*** Supplied material ***
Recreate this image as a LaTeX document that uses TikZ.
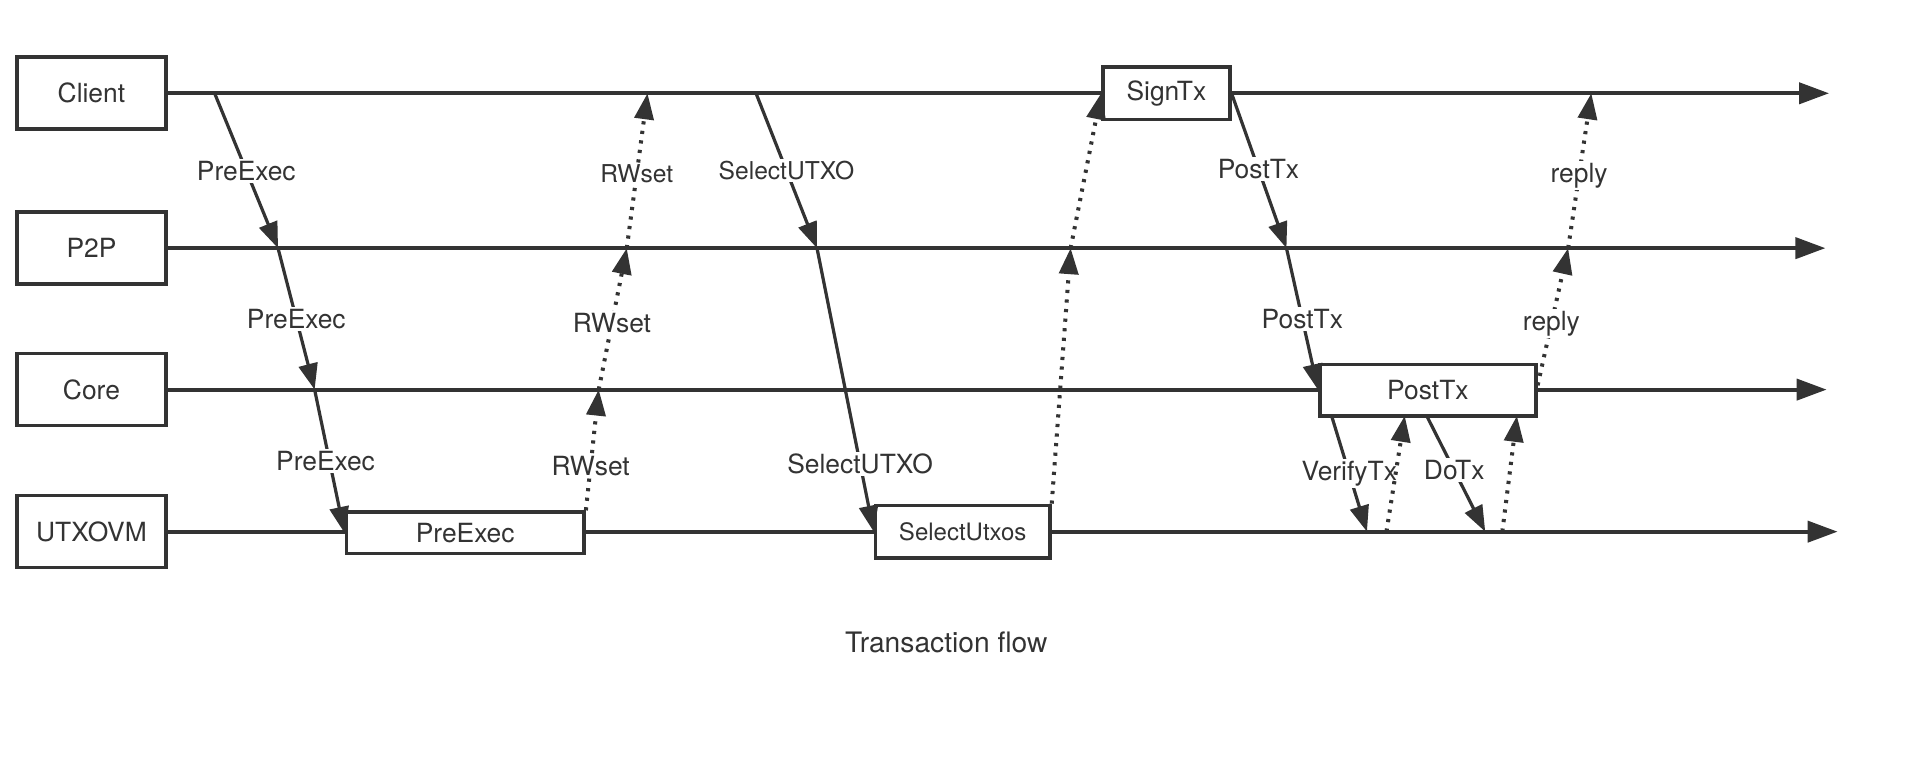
***
*** Supplied material ***
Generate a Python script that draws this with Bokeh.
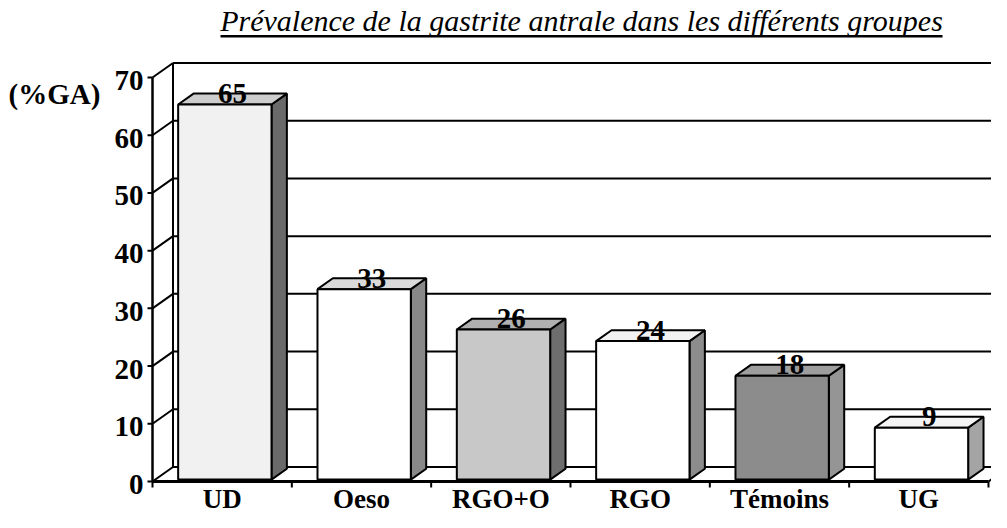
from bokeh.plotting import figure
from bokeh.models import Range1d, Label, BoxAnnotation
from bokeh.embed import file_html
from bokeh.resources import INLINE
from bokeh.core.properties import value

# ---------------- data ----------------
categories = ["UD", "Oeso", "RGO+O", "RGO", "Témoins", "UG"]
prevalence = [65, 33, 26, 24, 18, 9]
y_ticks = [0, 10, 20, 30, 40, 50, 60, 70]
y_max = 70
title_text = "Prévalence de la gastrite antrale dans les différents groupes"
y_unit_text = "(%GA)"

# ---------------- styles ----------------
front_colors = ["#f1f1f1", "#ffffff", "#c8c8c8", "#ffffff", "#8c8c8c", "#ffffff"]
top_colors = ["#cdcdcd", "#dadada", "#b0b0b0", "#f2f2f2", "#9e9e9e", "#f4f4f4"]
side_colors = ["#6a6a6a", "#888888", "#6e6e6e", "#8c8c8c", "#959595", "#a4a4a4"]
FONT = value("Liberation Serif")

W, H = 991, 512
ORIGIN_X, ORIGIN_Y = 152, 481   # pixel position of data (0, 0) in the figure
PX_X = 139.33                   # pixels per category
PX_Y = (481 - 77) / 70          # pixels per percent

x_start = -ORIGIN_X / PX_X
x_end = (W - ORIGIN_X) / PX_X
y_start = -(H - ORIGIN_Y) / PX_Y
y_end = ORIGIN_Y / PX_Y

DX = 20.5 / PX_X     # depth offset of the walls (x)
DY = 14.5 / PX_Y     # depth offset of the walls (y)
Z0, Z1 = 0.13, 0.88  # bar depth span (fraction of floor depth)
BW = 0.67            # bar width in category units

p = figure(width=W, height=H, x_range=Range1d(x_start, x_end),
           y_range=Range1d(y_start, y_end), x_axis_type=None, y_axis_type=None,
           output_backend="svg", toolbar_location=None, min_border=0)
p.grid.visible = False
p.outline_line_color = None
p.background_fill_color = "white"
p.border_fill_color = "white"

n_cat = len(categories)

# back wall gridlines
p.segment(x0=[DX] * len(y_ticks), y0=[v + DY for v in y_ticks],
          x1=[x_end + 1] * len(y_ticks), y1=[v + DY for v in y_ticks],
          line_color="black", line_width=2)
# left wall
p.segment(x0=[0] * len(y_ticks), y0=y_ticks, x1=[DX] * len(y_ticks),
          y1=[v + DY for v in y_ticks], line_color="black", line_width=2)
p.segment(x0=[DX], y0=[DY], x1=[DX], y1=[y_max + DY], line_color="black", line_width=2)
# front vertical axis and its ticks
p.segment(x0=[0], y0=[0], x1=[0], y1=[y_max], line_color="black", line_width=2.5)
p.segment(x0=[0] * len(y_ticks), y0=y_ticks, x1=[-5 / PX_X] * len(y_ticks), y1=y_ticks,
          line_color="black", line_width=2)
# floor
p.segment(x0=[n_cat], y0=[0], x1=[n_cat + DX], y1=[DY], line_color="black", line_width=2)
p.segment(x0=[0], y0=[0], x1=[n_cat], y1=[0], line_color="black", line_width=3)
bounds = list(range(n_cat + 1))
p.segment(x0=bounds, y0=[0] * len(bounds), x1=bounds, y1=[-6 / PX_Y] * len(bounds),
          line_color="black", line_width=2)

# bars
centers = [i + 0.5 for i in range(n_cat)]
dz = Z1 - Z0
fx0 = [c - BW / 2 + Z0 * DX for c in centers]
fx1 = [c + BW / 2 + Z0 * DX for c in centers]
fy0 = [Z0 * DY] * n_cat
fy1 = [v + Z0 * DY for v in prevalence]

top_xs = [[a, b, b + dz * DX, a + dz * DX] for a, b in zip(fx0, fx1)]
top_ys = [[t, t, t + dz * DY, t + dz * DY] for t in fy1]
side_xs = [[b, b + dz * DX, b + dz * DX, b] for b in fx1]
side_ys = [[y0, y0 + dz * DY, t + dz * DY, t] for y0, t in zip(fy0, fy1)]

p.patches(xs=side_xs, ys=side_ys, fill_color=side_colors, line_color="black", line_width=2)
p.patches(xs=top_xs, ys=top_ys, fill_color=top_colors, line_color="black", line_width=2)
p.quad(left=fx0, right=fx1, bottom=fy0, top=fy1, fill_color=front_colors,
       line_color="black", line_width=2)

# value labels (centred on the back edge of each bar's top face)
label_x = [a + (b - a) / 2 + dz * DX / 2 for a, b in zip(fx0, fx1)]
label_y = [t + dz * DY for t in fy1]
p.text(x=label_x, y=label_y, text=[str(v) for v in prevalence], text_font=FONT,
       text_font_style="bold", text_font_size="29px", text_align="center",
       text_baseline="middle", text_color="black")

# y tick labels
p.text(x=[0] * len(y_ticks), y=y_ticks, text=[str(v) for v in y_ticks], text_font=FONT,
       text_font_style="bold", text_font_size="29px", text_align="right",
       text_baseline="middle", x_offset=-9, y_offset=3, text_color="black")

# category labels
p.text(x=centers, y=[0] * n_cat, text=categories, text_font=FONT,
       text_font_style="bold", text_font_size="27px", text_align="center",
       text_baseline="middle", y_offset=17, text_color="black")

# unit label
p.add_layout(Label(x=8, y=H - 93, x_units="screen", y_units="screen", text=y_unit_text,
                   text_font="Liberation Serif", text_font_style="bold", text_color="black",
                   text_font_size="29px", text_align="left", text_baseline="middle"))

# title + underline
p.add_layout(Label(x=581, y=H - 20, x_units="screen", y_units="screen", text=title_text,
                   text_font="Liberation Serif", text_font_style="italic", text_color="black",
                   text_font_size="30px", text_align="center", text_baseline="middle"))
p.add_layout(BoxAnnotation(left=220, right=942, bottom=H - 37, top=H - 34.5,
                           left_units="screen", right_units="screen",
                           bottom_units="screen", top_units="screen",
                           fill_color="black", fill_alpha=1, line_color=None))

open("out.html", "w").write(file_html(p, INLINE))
***
*** Supplied material ***
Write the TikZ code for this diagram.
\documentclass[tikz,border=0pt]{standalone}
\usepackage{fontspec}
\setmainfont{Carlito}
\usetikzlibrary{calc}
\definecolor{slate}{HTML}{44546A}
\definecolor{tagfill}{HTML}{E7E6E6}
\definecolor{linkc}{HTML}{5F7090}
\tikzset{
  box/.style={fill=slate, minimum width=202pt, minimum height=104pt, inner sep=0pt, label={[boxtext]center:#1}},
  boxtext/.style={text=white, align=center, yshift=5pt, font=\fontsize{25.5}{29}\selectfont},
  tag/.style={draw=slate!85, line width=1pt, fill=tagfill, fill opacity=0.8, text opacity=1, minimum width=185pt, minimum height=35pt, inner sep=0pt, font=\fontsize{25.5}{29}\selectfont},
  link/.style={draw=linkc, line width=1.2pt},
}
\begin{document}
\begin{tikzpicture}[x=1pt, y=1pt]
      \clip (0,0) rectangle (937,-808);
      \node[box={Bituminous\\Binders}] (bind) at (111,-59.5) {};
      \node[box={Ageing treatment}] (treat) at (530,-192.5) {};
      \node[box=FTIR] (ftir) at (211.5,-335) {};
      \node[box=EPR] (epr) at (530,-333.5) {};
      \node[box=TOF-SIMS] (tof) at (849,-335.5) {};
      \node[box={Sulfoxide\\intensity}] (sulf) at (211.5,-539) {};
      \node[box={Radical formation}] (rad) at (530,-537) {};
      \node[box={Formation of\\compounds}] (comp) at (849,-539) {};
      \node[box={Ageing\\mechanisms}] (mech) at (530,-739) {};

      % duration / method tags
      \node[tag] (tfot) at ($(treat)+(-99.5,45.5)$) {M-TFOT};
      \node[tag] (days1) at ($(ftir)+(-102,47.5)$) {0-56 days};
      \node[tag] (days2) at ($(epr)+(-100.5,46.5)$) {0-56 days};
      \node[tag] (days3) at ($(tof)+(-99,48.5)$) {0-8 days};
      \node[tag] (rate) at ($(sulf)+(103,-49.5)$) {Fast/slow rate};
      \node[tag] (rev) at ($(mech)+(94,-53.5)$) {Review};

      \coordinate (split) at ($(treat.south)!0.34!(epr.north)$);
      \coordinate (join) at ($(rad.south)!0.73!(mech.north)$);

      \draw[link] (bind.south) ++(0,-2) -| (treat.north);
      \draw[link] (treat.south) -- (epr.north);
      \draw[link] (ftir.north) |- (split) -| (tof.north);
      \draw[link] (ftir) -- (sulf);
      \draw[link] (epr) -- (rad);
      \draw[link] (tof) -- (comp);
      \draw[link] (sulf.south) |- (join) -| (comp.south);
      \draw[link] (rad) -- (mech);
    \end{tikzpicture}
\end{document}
***
Written task: In the entries above, find the line that contains "Generate a Python" and the line that contains "from bokeh.core.properties import value". Reproduce exactly those two lines and every line between them, but not the pictures.

Correct response:
Generate a Python script that draws this with Bokeh.
from bokeh.plotting import figure
from bokeh.models import Range1d, Label, BoxAnnotation
from bokeh.embed import file_html
from bokeh.resources import INLINE
from bokeh.core.properties import value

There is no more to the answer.